* _What the exercise asks_: Each line of the listing must be transcribed exactly, except for the images, which should be excluded.

— Start of Source excerpt —

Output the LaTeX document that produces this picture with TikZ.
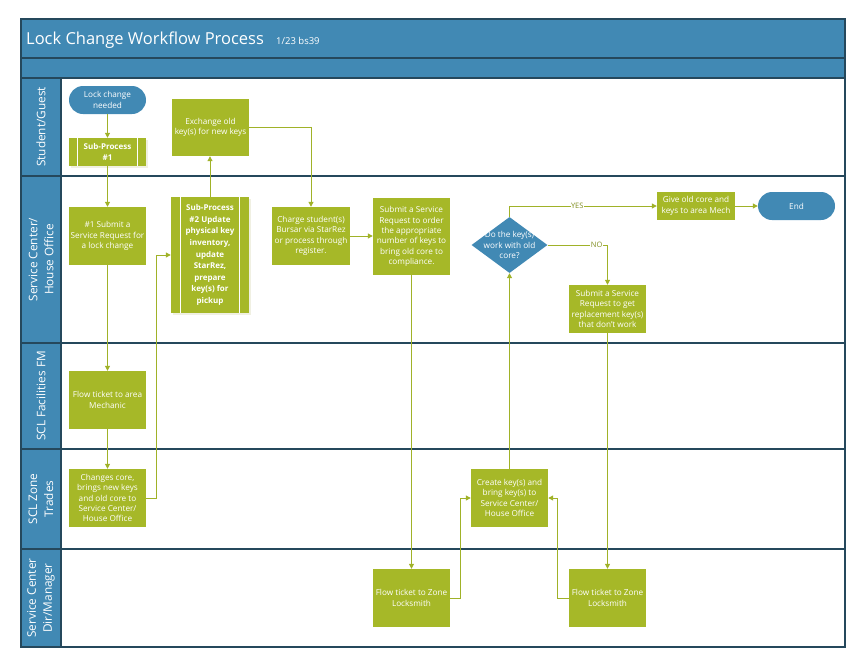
\documentclass[tikz,border=0pt]{standalone}
\usepackage{fontspec}
\setmainfont{Open Sans}
\usetikzlibrary{arrows.meta,shapes.geometric}
\definecolor{laneblue}{RGB}{65,137,180}
\definecolor{edgec}{RGB}{37,72,92}
\definecolor{boxgreen}{RGB}{166,184,40}
\definecolor{linegreen}{RGB}{160,178,40}
\definecolor{shadowc}{RGB}{240,240,226}
\tikzset{
  proc/.style={fill=boxgreen, text=white, inner sep=0, align=center,
    font=\fontsize{8.2}{10.3}\selectfont},
  subproc/.style={proc, font=\bfseries\fontsize{8}{11.6}\selectfont},
  term/.style={fill=laneblue, text=white, inner sep=0, align=center,
    rounded corners=14pt, minimum width=77, minimum height=28,
    font=\fontsize{8.2}{10.3}\selectfont},
  decshape/.style={diamond, fill=laneblue, inner sep=0, minimum width=76, minimum height=56},
  flow/.style={draw=linegreen, line width=1pt, -{Triangle[length=5pt,width=5pt]}},
  lanetext/.style={rotate=90, text=white, align=center, font=\fontsize{11.8}{16}\selectfont},
  condlbl/.style={fill=white, inner sep=0.5pt, text=linegreen!80!black, font=\fontsize{7.5}{8}\selectfont},
}
\begin{document}
\begin{tikzpicture}[x=1pt,y=-1pt]
\useasboundingbox (0,0) rectangle (864,665);
% pool frame
\fill[laneblue] (21,19) rectangle (845,78);
\fill[laneblue] (21,78) rectangle (61,647);
\draw[edgec, line width=1.3pt] (21,19) rectangle (845,647);
\draw[edgec, line width=1.3pt] (21,58) -- (845,58);
\draw[edgec, line width=1.3pt] (21,78) -- (845,78);
\draw[edgec, line width=1.3pt] (61,78) -- (61,647);
\foreach \yy in {176,343,449,549} \draw[edgec, line width=1.3pt] (21,\yy) -- (845,\yy);
% title
\node[anchor=base west, text=white, inner sep=0, font=\fontsize{16.5}{18}\selectfont] (title) at (26,44) {Lock Change Workflow Process};
\node[anchor=base west, text=white, inner sep=0, font=\fontsize{9.5}{11}\selectfont] (subtitle) at (276,44) {1/23 bs39};
% lane labels
\node[lanetext] (l1) at (41,127) {Student/Guest};
\node[lanetext] (l2) at (41,259.5) {Service Center/\\House Office};
\node[lanetext] (l3) at (41,396) {SCL Facilities FM};
\node[lanetext] (l4) at (41,499) {SCL Zone\\Trades};
\node[lanetext] (l5) at (41,598) {Service Center\\Dir/Manager};
% shadows of sub-processes
\fill[shadowc] (71,140) rectangle (148,168);
\fill[shadowc] (173,199) rectangle (251,315);
% nodes
\node[term] (start) at (107.5,100) {Lock change\\needed};
\node[subproc, minimum width=77, minimum height=28] (sp1) at (107.5,152) {Sub-Process\\\#1};
\draw[white, line width=1pt] ([xshift=9pt]sp1.north west) -- ([xshift=9pt]sp1.south west)
  ([xshift=-9pt]sp1.north east) -- ([xshift=-9pt]sp1.south east);
\node[proc, minimum width=77, minimum height=57] (exch) at (210.5,127.5) {Exchange old\\key(s) for new keys};
\node[proc, minimum width=77, minimum height=58] (sub1) at (107.5,236) {\#1 Submit a\\Service Request for\\a lock change};
\node[subproc, minimum width=78, minimum height=116] (sp2) at (210,255) {Sub-Process\\\#2 Update\\physical key\\inventory,\\update\\StarRez,\\prepare\\key(s) for\\pickup};
\draw[white, line width=1pt] ([xshift=10pt]sp2.north west) -- ([xshift=10pt]sp2.south west)
  ([xshift=-10pt]sp2.north east) -- ([xshift=-10pt]sp2.south east);
\node[proc, minimum width=78, minimum height=58] (charge) at (311,236) {Charge student(s)\\Bursar via StarRez\\or process through\\register.};
\node[proc, minimum width=77, minimum height=77] (order) at (411.5,236.5) {Submit a Service\\Request to order\\the appropriate\\number of keys to\\bring old core to\\compliance.};
\node[decshape] (dec) at (509.5,245) {};
\node[text=white, align=center, inner sep=0, font=\fontsize{8.2}{10.3}\selectfont] (dectext) at (dec.center) {Do the key(s)\\work with old\\core?};
\node[proc, minimum width=78, minimum height=28] (give) at (696,206) {Give old core and\\keys to area Mech};
\node[term] (end) at (796.5,206) {End};
\node[proc, minimum width=77, minimum height=48] (repl) at (607.5,309) {Submit a Service\\Request to get\\replacement key(s)\\that don't work};
\node[proc, minimum width=77, minimum height=58] (mech) at (107.5,400) {Flow ticket to area\\Mechanic};
\node[proc, minimum width=77, minimum height=58] (change) at (107.5,498) {Changes core,\\brings new keys\\and old core to\\Service Center/\\House Office};
\node[proc, minimum width=77, minimum height=58] (create) at (509.5,498) {Create key(s) and\\bring key(s) to\\Service Center/\\House Office};
\node[proc, minimum width=77, minimum height=58] (ft1) at (411.5,598) {Flow ticket to Zone\\Locksmith};
\node[proc, minimum width=77, minimum height=58] (ft2) at (607.5,598) {Flow ticket to Zone\\Locksmith};
% connectors
\draw[flow] (start) -- (sp1);
\draw[flow] (sp1) -- (sub1);
\draw[flow] (sub1) -- (mech);
\draw[flow] (mech) -- (change);
\draw[flow] (change.east) -- ++(10,0) |- (sp2.west);
\draw[flow] (sp2.north) -- (sp2.north |- exch.south);
\draw[flow] (exch.east) -| (charge.north);
\draw[flow] (charge.east) -- (charge.east -| order.west);
\draw[flow] (order.south) -- (ft1.north);
\draw[flow] (ft1.east) -- ++(10,0) |- (create.west);
\draw[flow] (create.north) -- (dec.south);
\draw[flow] (dec.north) |- node[condlbl, pos=0.73] {YES} (give.west);
\draw[flow] (give) -- (end);
\draw[flow] (dec.east) -| node[condlbl, pos=0.41] {NO} (repl.north);
\draw[flow] (repl.south) -- (ft2.north);
\draw[flow] (ft2.west) -- ++(-11,0) |- (create.east);
\end{tikzpicture}
\end{document}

— End of Source excerpt —

* _Answer for the task_:
Output the LaTeX document that produces this picture with TikZ.
\documentclass[tikz,border=0pt]{standalone}
\usepackage{fontspec}
\setmainfont{Open Sans}
\usetikzlibrary{arrows.meta,shapes.geometric}
\definecolor{laneblue}{RGB}{65,137,180}
\definecolor{edgec}{RGB}{37,72,92}
\definecolor{boxgreen}{RGB}{166,184,40}
\definecolor{linegreen}{RGB}{160,178,40}
\definecolor{shadowc}{RGB}{240,240,226}
\tikzset{
  proc/.style={fill=boxgreen, text=white, inner sep=0, align=center,
    font=\fontsize{8.2}{10.3}\selectfont},
  subproc/.style={proc, font=\bfseries\fontsize{8}{11.6}\selectfont},
  term/.style={fill=laneblue, text=white, inner sep=0, align=center,
    rounded corners=14pt, minimum width=77, minimum height=28,
    font=\fontsize{8.2}{10.3}\selectfont},
  decshape/.style={diamond, fill=laneblue, inner sep=0, minimum width=76, minimum height=56},
  flow/.style={draw=linegreen, line width=1pt, -{Triangle[length=5pt,width=5pt]}},
  lanetext/.style={rotate=90, text=white, align=center, font=\fontsize{11.8}{16}\selectfont},
  condlbl/.style={fill=white, inner sep=0.5pt, text=linegreen!80!black, font=\fontsize{7.5}{8}\selectfont},
}
\begin{document}
\begin{tikzpicture}[x=1pt,y=-1pt]
\useasboundingbox (0,0) rectangle (864,665);
% pool frame
\fill[laneblue] (21,19) rectangle (845,78);
\fill[laneblue] (21,78) rectangle (61,647);
\draw[edgec, line width=1.3pt] (21,19) rectangle (845,647);
\draw[edgec, line width=1.3pt] (21,58) -- (845,58);
\draw[edgec, line width=1.3pt] (21,78) -- (845,78);
\draw[edgec, line width=1.3pt] (61,78) -- (61,647);
\foreach \yy in {176,343,449,549} \draw[edgec, line width=1.3pt] (21,\yy) -- (845,\yy);
% title
\node[anchor=base west, text=white, inner sep=0, font=\fontsize{16.5}{18}\selectfont] (title) at (26,44) {Lock Change Workflow Process};
\node[anchor=base west, text=white, inner sep=0, font=\fontsize{9.5}{11}\selectfont] (subtitle) at (276,44) {1/23 bs39};
% lane labels
\node[lanetext] (l1) at (41,127) {Student/Guest};
\node[lanetext] (l2) at (41,259.5) {Service Center/\\House Office};
\node[lanetext] (l3) at (41,396) {SCL Facilities FM};
\node[lanetext] (l4) at (41,499) {SCL Zone\\Trades};
\node[lanetext] (l5) at (41,598) {Service Center\\Dir/Manager};
% shadows of sub-processes
\fill[shadowc] (71,140) rectangle (148,168);
\fill[shadowc] (173,199) rectangle (251,315);
% nodes
\node[term] (start) at (107.5,100) {Lock change\\needed};
\node[subproc, minimum width=77, minimum height=28] (sp1) at (107.5,152) {Sub-Process\\\#1};
\draw[white, line width=1pt] ([xshift=9pt]sp1.north west) -- ([xshift=9pt]sp1.south west)
  ([xshift=-9pt]sp1.north east) -- ([xshift=-9pt]sp1.south east);
\node[proc, minimum width=77, minimum height=57] (exch) at (210.5,127.5) {Exchange old\\key(s) for new keys};
\node[proc, minimum width=77, minimum height=58] (sub1) at (107.5,236) {\#1 Submit a\\Service Request for\\a lock change};
\node[subproc, minimum width=78, minimum height=116] (sp2) at (210,255) {Sub-Process\\\#2 Update\\physical key\\inventory,\\update\\StarRez,\\prepare\\key(s) for\\pickup};
\draw[white, line width=1pt] ([xshift=10pt]sp2.north west) -- ([xshift=10pt]sp2.south west)
  ([xshift=-10pt]sp2.north east) -- ([xshift=-10pt]sp2.south east);
\node[proc, minimum width=78, minimum height=58] (charge) at (311,236) {Charge student(s)\\Bursar via StarRez\\or process through\\register.};
\node[proc, minimum width=77, minimum height=77] (order) at (411.5,236.5) {Submit a Service\\Request to order\\the appropriate\\number of keys to\\bring old core to\\compliance.};
\node[decshape] (dec) at (509.5,245) {};
\node[text=white, align=center, inner sep=0, font=\fontsize{8.2}{10.3}\selectfont] (dectext) at (dec.center) {Do the key(s)\\work with old\\core?};
\node[proc, minimum width=78, minimum height=28] (give) at (696,206) {Give old core and\\keys to area Mech};
\node[term] (end) at (796.5,206) {End};
\node[proc, minimum width=77, minimum height=48] (repl) at (607.5,309) {Submit a Service\\Request to get\\replacement key(s)\\that don't work};
\node[proc, minimum width=77, minimum height=58] (mech) at (107.5,400) {Flow ticket to area\\Mechanic};
\node[proc, minimum width=77, minimum height=58] (change) at (107.5,498) {Changes core,\\brings new keys\\and old core to\\Service Center/\\House Office};
\node[proc, minimum width=77, minimum height=58] (create) at (509.5,498) {Create key(s) and\\bring key(s) to\\Service Center/\\House Office};
\node[proc, minimum width=77, minimum height=58] (ft1) at (411.5,598) {Flow ticket to Zone\\Locksmith};
\node[proc, minimum width=77, minimum height=58] (ft2) at (607.5,598) {Flow ticket to Zone\\Locksmith};
% connectors
\draw[flow] (start) -- (sp1);
\draw[flow] (sp1) -- (sub1);
\draw[flow] (sub1) -- (mech);
\draw[flow] (mech) -- (change);
\draw[flow] (change.east) -- ++(10,0) |- (sp2.west);
\draw[flow] (sp2.north) -- (sp2.north |- exch.south);
\draw[flow] (exch.east) -| (charge.north);
\draw[flow] (charge.east) -- (charge.east -| order.west);
\draw[flow] (order.south) -- (ft1.north);
\draw[flow] (ft1.east) -- ++(10,0) |- (create.west);
\draw[flow] (create.north) -- (dec.south);
\draw[flow] (dec.north) |- node[condlbl, pos=0.73] {YES} (give.west);
\draw[flow] (give) -- (end);
\draw[flow] (dec.east) -| node[condlbl, pos=0.41] {NO} (repl.north);
\draw[flow] (repl.south) -- (ft2.north);
\draw[flow] (ft2.west) -- ++(-11,0) |- (create.east);
\end{tikzpicture}
\end{document}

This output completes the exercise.